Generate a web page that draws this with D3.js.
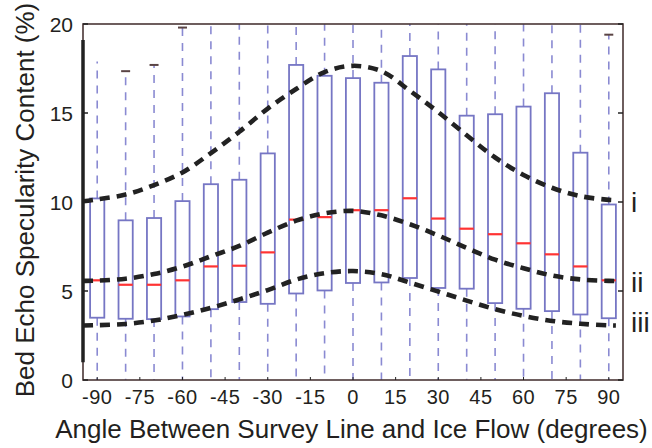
<!DOCTYPE html>
<html><head><meta charset="utf-8">
<script src="https://cdn.jsdelivr.net/npm/d3@7"></script>
<style>
body{margin:0;background:#fff}
text{font-family:"Liberation Sans",Arial,Helvetica,sans-serif;fill:#231f20}
</style>
</head><body>
<svg id="chart" width="652" height="448"></svg>
<script>
// ---- data ----
const angles = [-90,-80,-70,-60,-50,-40,-30,-20,-10,0,10,20,30,40,50,60,70,80,90];
const q1 = [3.5,3.44,3.42,3.57,3.98,4.38,4.28,4.86,5.03,5.45,5.48,5.73,5.17,5.13,4.32,4.0,3.87,3.68,3.47];
const medians = [5.6,5.35,5.35,5.6,6.38,6.42,7.17,9.01,9.15,9.54,9.54,10.21,9.07,8.5,8.19,7.68,7.06,6.38,5.6];
const q3 = [10.2,8.97,9.1,10.05,11.0,11.25,12.73,17.7,17.09,16.96,16.7,18.2,17.45,14.85,14.93,15.36,16.11,12.77,9.86];
const upperWhisker = [17.9,17.35,17.7,19.8,21,21,21,21,21,21,21,21,21,21,21,21,21,21,19.4];
const lowerWhisker = [0,0,0,0,0,0,0,0,0,0,0,0,0,0,0,0,0,0,0];
const showCap = [false,true,true,true,false,false,false,false,false,false,false,false,false,false,false,false,false,false,true];

const curveAngles = [-95,-90,-80,-70,-60,-50,-40,-30,-20,-10,0,10,20,30,40,50,60,70,80,90,92.5];
const curveI   = [10.04,10.15,10.42,10.95,11.66,12.75,13.95,15.25,16.35,17.3,17.65,17.35,16.25,15.05,13.75,12.5,11.52,10.8,10.33,10.12,10.1];
const curveII  = [5.57,5.58,5.69,5.95,6.37,6.95,7.53,8.28,8.95,9.36,9.5,9.25,8.75,8.12,7.42,6.76,6.28,5.87,5.65,5.57,5.56];
const curveIII = [3.06,3.08,3.15,3.34,3.66,4.05,4.53,5.05,5.64,6.0,6.12,5.95,5.47,4.97,4.46,3.98,3.6,3.32,3.16,3.07,3.06];
const curveLabels = ["i","ii","iii"];

const xTicks = [-90,-75,-60,-45,-30,-15,0,15,30,45,60,75,90];
const yTicks = [0,5,10,15,20];
const xTitle = "Angle Between Survey Line and Ice Flow (degrees)";
const yTitle = "Bed Echo Specularity Content (%)";

// ---- layout ----
const L = 83, R = 623, T = 24, B = 380;
const svg = d3.select("#chart");
const x = d3.scaleLinear().domain([-95, 95]).range([L, R]);
const y = d3.scaleLinear().domain([0, 20]).range([B, T]);

svg.append("defs").append("clipPath").attr("id","clip")
  .append("rect").attr("x",L).attr("y",T).attr("width",R-L).attr("height",B-T);

const plot = svg.append("g").attr("clip-path","url(#clip)");
const boxW = x(2.5) - x(0);  // half box width in px (box spans 5 degrees)

const data = angles.map((a,i)=>({a, q1:q1[i], med:medians[i], q3:q3[i], hi:upperWhisker[i], lo:lowerWhisker[i], cap:showCap[i]}));

// whiskers
const whiskColor = "#8a8ad2";
plot.selectAll("line.wu").data(data).join("line")
  .attr("x1",d=>x(d.a)).attr("x2",d=>x(d.a))
  .attr("y1",d=>y(d.q3)).attr("y2",d=>y(d.hi))
  .attr("stroke",whiskColor).attr("stroke-width",1.6).attr("stroke-dasharray","8,7");
plot.selectAll("line.wl").data(data).join("line")
  .attr("x1",d=>x(d.a)).attr("x2",d=>x(d.a))
  .attr("y1",d=>y(d.q1)).attr("y2",d=>y(d.lo))
  .attr("stroke",whiskColor).attr("stroke-width",1.6).attr("stroke-dasharray","8,7");
// caps
plot.selectAll("line.cap").data(data.filter(d=>d.cap)).join("line")
  .attr("x1",d=>x(d.a)-4.5).attr("x2",d=>x(d.a)+4.5)
  .attr("y1",d=>y(d.hi)).attr("y2",d=>y(d.hi))
  .attr("stroke","#5a4444").attr("stroke-width",2);

// boxes
plot.selectAll("rect.box").data(data).join("rect")
  .attr("x",d=>x(d.a)-boxW).attr("width",2*boxW)
  .attr("y",d=>y(d.q3)).attr("height",d=>y(d.q1)-y(d.q3))
  .attr("fill","none").attr("stroke","#7676c4").attr("stroke-width",1.8);
// medians
plot.selectAll("line.med").data(data).join("line")
  .attr("x1",d=>x(d.a)-boxW).attr("x2",d=>x(d.a)+boxW)
  .attr("y1",d=>y(d.med)).attr("y2",d=>y(d.med))
  .attr("stroke","#ff3333").attr("stroke-width",2.2);

// fitted curves
const line = d3.line().x(d=>x(d[0])).y(d=>y(d[1])).curve(d3.curveCatmullRom);
[curveI, curveII, curveIII].forEach(c=>{
  plot.append("path").datum(curveAngles.map((a,i)=>[a,c[i]]))
    .attr("d",line).attr("fill","none")
    .attr("stroke","#222222").attr("stroke-width",4.6)
    .attr("stroke-dasharray","10,7");
});

// frame
const frameColor = "#4a3636";
svg.append("rect").attr("x",L).attr("y",T).attr("width",R-L).attr("height",B-T)
  .attr("fill","none").attr("stroke",frameColor).attr("stroke-width",1.6);
svg.append("line").attr("x1",L).attr("x2",L).attr("y1",y(19.1)).attr("y2",y(1.0))
  .attr("stroke","#222").attr("stroke-width",3.5);

// y axis ticks + labels
yTicks.forEach(v=>{
  svg.append("line").attr("x1",L).attr("x2",L+5).attr("y1",y(v)).attr("y2",y(v)).attr("stroke","#222").attr("stroke-width",1.5);
  svg.append("line").attr("x1",R-5).attr("x2",R).attr("y1",y(v)).attr("y2",y(v)).attr("stroke","#222").attr("stroke-width",1.5);
  svg.append("text").attr("x",L-10).attr("y",y(v)).attr("dy","0.36em")
    .attr("text-anchor","end").attr("font-size",21).text(v);
});
// x axis ticks + labels
xTicks.forEach(v=>{
  svg.append("line").attr("x1",x(v)).attr("x2",x(v)).attr("y1",B).attr("y2",B-3).attr("stroke","#222").attr("stroke-width",1);
  svg.append("text").attr("x",x(v)).attr("y",404)
    .attr("text-anchor","middle").attr("font-size",20).attr("letter-spacing","0.5px").text(v);
});

// titles
svg.append("text").attr("x",351.5).attr("y",438).attr("text-anchor","middle")
  .attr("font-size",26).text(xTitle);
svg.append("text").attr("transform",`translate(34,200) rotate(-90)`)
  .attr("text-anchor","middle").attr("font-size",26).text(yTitle);

// curve labels
const labelY = [212, 292, 332];
curveLabels.forEach((t,i)=>{
  svg.append("text").attr("x",631).attr("y",labelY[i]).attr("font-size",28).text(t);
});
</script>
</body></html>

## Exercise brief
Reproduce the full material exactly, excluding the pictures.

## Result of the exercise
Generate a web page that draws this with D3.js.
<!DOCTYPE html>
<html><head><meta charset="utf-8">
<script src="https://cdn.jsdelivr.net/npm/d3@7"></script>
<style>
body{margin:0;background:#fff}
text{font-family:"Liberation Sans",Arial,Helvetica,sans-serif;fill:#231f20}
</style>
</head><body>
<svg id="chart" width="652" height="448"></svg>
<script>
// ---- data ----
const angles = [-90,-80,-70,-60,-50,-40,-30,-20,-10,0,10,20,30,40,50,60,70,80,90];
const q1 = [3.5,3.44,3.42,3.57,3.98,4.38,4.28,4.86,5.03,5.45,5.48,5.73,5.17,5.13,4.32,4.0,3.87,3.68,3.47];
const medians = [5.6,5.35,5.35,5.6,6.38,6.42,7.17,9.01,9.15,9.54,9.54,10.21,9.07,8.5,8.19,7.68,7.06,6.38,5.6];
const q3 = [10.2,8.97,9.1,10.05,11.0,11.25,12.73,17.7,17.09,16.96,16.7,18.2,17.45,14.85,14.93,15.36,16.11,12.77,9.86];
const upperWhisker = [17.9,17.35,17.7,19.8,21,21,21,21,21,21,21,21,21,21,21,21,21,21,19.4];
const lowerWhisker = [0,0,0,0,0,0,0,0,0,0,0,0,0,0,0,0,0,0,0];
const showCap = [false,true,true,true,false,false,false,false,false,false,false,false,false,false,false,false,false,false,true];

const curveAngles = [-95,-90,-80,-70,-60,-50,-40,-30,-20,-10,0,10,20,30,40,50,60,70,80,90,92.5];
const curveI   = [10.04,10.15,10.42,10.95,11.66,12.75,13.95,15.25,16.35,17.3,17.65,17.35,16.25,15.05,13.75,12.5,11.52,10.8,10.33,10.12,10.1];
const curveII  = [5.57,5.58,5.69,5.95,6.37,6.95,7.53,8.28,8.95,9.36,9.5,9.25,8.75,8.12,7.42,6.76,6.28,5.87,5.65,5.57,5.56];
const curveIII = [3.06,3.08,3.15,3.34,3.66,4.05,4.53,5.05,5.64,6.0,6.12,5.95,5.47,4.97,4.46,3.98,3.6,3.32,3.16,3.07,3.06];
const curveLabels = ["i","ii","iii"];

const xTicks = [-90,-75,-60,-45,-30,-15,0,15,30,45,60,75,90];
const yTicks = [0,5,10,15,20];
const xTitle = "Angle Between Survey Line and Ice Flow (degrees)";
const yTitle = "Bed Echo Specularity Content (%)";

// ---- layout ----
const L = 83, R = 623, T = 24, B = 380;
const svg = d3.select("#chart");
const x = d3.scaleLinear().domain([-95, 95]).range([L, R]);
const y = d3.scaleLinear().domain([0, 20]).range([B, T]);

svg.append("defs").append("clipPath").attr("id","clip")
  .append("rect").attr("x",L).attr("y",T).attr("width",R-L).attr("height",B-T);

const plot = svg.append("g").attr("clip-path","url(#clip)");
const boxW = x(2.5) - x(0);  // half box width in px (box spans 5 degrees)

const data = angles.map((a,i)=>({a, q1:q1[i], med:medians[i], q3:q3[i], hi:upperWhisker[i], lo:lowerWhisker[i], cap:showCap[i]}));

// whiskers
const whiskColor = "#8a8ad2";
plot.selectAll("line.wu").data(data).join("line")
  .attr("x1",d=>x(d.a)).attr("x2",d=>x(d.a))
  .attr("y1",d=>y(d.q3)).attr("y2",d=>y(d.hi))
  .attr("stroke",whiskColor).attr("stroke-width",1.6).attr("stroke-dasharray","8,7");
plot.selectAll("line.wl").data(data).join("line")
  .attr("x1",d=>x(d.a)).attr("x2",d=>x(d.a))
  .attr("y1",d=>y(d.q1)).attr("y2",d=>y(d.lo))
  .attr("stroke",whiskColor).attr("stroke-width",1.6).attr("stroke-dasharray","8,7");
// caps
plot.selectAll("line.cap").data(data.filter(d=>d.cap)).join("line")
  .attr("x1",d=>x(d.a)-4.5).attr("x2",d=>x(d.a)+4.5)
  .attr("y1",d=>y(d.hi)).attr("y2",d=>y(d.hi))
  .attr("stroke","#5a4444").attr("stroke-width",2);

// boxes
plot.selectAll("rect.box").data(data).join("rect")
  .attr("x",d=>x(d.a)-boxW).attr("width",2*boxW)
  .attr("y",d=>y(d.q3)).attr("height",d=>y(d.q1)-y(d.q3))
  .attr("fill","none").attr("stroke","#7676c4").attr("stroke-width",1.8);
// medians
plot.selectAll("line.med").data(data).join("line")
  .attr("x1",d=>x(d.a)-boxW).attr("x2",d=>x(d.a)+boxW)
  .attr("y1",d=>y(d.med)).attr("y2",d=>y(d.med))
  .attr("stroke","#ff3333").attr("stroke-width",2.2);

// fitted curves
const line = d3.line().x(d=>x(d[0])).y(d=>y(d[1])).curve(d3.curveCatmullRom);
[curveI, curveII, curveIII].forEach(c=>{
  plot.append("path").datum(curveAngles.map((a,i)=>[a,c[i]]))
    .attr("d",line).attr("fill","none")
    .attr("stroke","#222222").attr("stroke-width",4.6)
    .attr("stroke-dasharray","10,7");
});

// frame
const frameColor = "#4a3636";
svg.append("rect").attr("x",L).attr("y",T).attr("width",R-L).attr("height",B-T)
  .attr("fill","none").attr("stroke",frameColor).attr("stroke-width",1.6);
svg.append("line").attr("x1",L).attr("x2",L).attr("y1",y(19.1)).attr("y2",y(1.0))
  .attr("stroke","#222").attr("stroke-width",3.5);

// y axis ticks + labels
yTicks.forEach(v=>{
  svg.append("line").attr("x1",L).attr("x2",L+5).attr("y1",y(v)).attr("y2",y(v)).attr("stroke","#222").attr("stroke-width",1.5);
  svg.append("line").attr("x1",R-5).attr("x2",R).attr("y1",y(v)).attr("y2",y(v)).attr("stroke","#222").attr("stroke-width",1.5);
  svg.append("text").attr("x",L-10).attr("y",y(v)).attr("dy","0.36em")
    .attr("text-anchor","end").attr("font-size",21).text(v);
});
// x axis ticks + labels
xTicks.forEach(v=>{
  svg.append("line").attr("x1",x(v)).attr("x2",x(v)).attr("y1",B).attr("y2",B-3).attr("stroke","#222").attr("stroke-width",1);
  svg.append("text").attr("x",x(v)).attr("y",404)
    .attr("text-anchor","middle").attr("font-size",20).attr("letter-spacing","0.5px").text(v);
});

// titles
svg.append("text").attr("x",351.5).attr("y",438).attr("text-anchor","middle")
  .attr("font-size",26).text(xTitle);
svg.append("text").attr("transform",`translate(34,200) rotate(-90)`)
  .attr("text-anchor","middle").attr("font-size",26).text(yTitle);

// curve labels
const labelY = [212, 292, 332];
curveLabels.forEach((t,i)=>{
  svg.append("text").attr("x",631).attr("y",labelY[i]).attr("font-size",28).text(t);
});
</script>
</body></html>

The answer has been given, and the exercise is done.